* Data shown *
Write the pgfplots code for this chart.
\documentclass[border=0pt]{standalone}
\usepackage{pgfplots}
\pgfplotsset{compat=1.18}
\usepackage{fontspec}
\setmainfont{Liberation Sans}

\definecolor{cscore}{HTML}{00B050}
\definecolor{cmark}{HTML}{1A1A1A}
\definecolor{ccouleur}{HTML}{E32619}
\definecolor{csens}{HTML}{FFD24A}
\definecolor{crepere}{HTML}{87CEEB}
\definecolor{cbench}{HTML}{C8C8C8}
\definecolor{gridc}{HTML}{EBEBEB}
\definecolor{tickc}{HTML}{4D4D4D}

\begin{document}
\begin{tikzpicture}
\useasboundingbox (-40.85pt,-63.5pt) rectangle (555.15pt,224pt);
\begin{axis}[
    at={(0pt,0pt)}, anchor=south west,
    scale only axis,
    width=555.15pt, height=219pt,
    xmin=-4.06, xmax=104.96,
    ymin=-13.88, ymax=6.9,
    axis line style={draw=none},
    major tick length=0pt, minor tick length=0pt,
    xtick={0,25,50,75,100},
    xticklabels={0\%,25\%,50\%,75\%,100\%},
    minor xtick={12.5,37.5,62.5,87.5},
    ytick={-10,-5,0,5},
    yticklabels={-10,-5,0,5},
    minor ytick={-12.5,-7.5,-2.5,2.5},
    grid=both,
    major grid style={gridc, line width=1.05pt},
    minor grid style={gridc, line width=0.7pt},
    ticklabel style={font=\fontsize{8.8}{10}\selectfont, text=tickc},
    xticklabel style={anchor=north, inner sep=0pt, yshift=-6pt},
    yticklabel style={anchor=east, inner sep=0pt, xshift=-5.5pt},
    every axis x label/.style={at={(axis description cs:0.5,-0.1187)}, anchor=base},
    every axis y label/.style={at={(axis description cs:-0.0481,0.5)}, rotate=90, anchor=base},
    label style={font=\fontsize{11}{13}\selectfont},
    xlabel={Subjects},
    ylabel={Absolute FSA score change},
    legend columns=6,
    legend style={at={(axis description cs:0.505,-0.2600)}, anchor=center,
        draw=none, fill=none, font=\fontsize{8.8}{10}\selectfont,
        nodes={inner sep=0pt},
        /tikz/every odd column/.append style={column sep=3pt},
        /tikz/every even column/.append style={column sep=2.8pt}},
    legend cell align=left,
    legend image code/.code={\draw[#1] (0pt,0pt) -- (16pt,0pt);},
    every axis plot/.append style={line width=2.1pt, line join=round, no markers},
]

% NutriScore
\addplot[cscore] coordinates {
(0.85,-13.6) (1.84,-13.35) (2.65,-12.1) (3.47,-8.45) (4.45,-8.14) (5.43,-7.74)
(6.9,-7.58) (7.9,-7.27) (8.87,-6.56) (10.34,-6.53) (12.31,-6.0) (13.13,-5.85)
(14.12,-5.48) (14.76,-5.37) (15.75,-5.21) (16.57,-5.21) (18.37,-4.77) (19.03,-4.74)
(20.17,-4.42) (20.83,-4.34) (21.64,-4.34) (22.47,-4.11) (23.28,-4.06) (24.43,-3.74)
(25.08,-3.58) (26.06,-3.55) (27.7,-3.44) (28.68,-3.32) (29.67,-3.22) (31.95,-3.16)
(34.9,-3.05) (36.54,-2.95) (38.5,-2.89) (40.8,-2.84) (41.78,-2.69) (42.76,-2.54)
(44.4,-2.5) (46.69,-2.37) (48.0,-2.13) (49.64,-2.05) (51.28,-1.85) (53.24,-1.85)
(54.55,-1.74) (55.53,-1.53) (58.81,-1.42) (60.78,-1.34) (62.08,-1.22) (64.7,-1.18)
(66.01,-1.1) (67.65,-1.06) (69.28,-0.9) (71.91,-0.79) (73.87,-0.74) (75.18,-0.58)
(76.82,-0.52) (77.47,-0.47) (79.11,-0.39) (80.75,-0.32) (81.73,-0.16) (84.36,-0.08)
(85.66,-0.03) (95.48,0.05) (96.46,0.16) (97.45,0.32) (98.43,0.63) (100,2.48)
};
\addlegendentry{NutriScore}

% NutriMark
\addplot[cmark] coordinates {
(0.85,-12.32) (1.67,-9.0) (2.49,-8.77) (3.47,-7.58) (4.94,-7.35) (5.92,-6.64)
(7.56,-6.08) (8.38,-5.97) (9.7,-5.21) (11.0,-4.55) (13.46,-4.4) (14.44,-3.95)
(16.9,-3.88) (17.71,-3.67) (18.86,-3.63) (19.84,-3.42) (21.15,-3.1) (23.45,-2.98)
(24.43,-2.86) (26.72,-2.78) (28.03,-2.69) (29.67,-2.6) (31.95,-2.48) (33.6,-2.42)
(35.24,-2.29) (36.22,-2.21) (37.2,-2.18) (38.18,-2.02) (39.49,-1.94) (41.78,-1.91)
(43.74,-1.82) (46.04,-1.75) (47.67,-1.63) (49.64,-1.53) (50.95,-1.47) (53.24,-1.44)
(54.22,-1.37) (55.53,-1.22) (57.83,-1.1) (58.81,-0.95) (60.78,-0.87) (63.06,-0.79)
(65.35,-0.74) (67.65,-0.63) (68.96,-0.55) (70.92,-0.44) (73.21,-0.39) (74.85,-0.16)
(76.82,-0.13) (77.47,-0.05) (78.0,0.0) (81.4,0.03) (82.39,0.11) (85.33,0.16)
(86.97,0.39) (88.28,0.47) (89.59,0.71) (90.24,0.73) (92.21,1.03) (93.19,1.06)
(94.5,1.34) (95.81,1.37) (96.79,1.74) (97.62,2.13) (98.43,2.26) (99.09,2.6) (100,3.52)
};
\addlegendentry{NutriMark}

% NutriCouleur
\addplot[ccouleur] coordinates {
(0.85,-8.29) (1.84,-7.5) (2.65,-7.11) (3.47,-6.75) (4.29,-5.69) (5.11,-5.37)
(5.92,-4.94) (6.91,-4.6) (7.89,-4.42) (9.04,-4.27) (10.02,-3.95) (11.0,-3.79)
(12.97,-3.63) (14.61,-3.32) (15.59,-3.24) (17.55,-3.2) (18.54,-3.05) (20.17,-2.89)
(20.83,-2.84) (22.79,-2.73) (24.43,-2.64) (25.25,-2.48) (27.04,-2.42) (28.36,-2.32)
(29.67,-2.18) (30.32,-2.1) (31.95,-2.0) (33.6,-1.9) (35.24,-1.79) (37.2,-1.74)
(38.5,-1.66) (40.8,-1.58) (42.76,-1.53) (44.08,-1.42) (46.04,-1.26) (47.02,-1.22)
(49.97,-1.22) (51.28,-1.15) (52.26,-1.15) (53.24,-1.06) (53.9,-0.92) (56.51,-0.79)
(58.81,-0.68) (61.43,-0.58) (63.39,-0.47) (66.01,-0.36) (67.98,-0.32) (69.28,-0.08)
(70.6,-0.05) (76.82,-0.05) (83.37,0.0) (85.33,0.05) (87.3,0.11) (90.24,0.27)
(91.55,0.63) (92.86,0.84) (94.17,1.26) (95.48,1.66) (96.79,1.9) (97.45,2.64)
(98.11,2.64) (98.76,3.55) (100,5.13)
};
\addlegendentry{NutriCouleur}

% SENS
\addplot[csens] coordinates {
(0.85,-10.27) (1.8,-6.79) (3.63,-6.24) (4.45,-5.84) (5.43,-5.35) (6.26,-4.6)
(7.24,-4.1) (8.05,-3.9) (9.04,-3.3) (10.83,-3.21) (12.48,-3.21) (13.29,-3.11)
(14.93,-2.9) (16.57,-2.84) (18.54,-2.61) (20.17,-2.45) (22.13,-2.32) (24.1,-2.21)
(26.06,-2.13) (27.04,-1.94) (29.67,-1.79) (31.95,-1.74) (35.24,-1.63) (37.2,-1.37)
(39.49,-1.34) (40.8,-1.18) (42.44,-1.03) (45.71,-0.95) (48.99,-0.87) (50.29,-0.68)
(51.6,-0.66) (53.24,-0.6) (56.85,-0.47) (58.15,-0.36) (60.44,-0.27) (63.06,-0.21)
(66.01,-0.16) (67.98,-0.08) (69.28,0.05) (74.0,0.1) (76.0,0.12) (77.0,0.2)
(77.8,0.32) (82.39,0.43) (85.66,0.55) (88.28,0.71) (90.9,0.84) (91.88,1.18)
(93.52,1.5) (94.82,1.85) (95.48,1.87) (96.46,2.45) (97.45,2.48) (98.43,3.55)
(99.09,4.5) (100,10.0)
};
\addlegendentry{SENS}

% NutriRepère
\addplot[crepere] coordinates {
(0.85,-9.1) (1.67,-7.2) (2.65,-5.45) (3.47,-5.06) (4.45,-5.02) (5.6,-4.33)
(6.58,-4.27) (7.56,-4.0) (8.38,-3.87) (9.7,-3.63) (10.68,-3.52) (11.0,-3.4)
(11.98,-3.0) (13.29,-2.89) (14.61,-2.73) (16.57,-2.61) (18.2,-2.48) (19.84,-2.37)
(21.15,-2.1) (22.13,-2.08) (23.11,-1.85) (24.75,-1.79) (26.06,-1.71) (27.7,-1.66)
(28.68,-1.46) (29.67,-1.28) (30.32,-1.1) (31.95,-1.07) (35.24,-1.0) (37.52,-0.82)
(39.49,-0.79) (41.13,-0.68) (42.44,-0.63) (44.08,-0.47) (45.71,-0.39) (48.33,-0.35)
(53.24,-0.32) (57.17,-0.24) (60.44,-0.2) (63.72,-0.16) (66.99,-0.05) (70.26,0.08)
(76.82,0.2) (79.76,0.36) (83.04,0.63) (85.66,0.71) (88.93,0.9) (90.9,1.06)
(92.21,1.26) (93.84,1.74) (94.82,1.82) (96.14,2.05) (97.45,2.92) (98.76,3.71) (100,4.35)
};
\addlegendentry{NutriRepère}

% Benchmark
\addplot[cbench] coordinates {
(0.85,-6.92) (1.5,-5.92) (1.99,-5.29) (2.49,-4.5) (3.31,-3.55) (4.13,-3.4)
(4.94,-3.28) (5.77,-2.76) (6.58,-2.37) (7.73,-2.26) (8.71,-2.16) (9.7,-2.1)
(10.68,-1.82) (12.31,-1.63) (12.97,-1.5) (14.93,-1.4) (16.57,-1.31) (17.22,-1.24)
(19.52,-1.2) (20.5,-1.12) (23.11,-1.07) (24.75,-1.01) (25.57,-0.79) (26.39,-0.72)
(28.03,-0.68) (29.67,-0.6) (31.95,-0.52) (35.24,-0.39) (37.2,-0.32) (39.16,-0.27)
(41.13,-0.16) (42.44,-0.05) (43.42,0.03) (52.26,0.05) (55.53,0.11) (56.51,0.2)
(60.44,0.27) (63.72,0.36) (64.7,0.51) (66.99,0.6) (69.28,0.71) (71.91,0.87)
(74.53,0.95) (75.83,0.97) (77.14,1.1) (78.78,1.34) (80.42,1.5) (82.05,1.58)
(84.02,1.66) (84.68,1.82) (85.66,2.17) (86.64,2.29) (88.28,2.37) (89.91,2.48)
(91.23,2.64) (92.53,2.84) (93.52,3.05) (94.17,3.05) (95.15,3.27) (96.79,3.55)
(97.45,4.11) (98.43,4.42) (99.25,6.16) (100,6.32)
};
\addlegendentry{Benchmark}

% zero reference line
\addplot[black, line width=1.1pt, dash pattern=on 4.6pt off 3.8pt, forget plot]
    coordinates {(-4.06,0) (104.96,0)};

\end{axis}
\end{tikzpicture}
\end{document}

* Exercise instructions *
For this exercise, gather every line of the data that contains the word "code".

* Complete answer *
Write the pgfplots code for this chart.
    legend image code/.code={\draw[#1] (0pt,0pt) -- (16pt,0pt);},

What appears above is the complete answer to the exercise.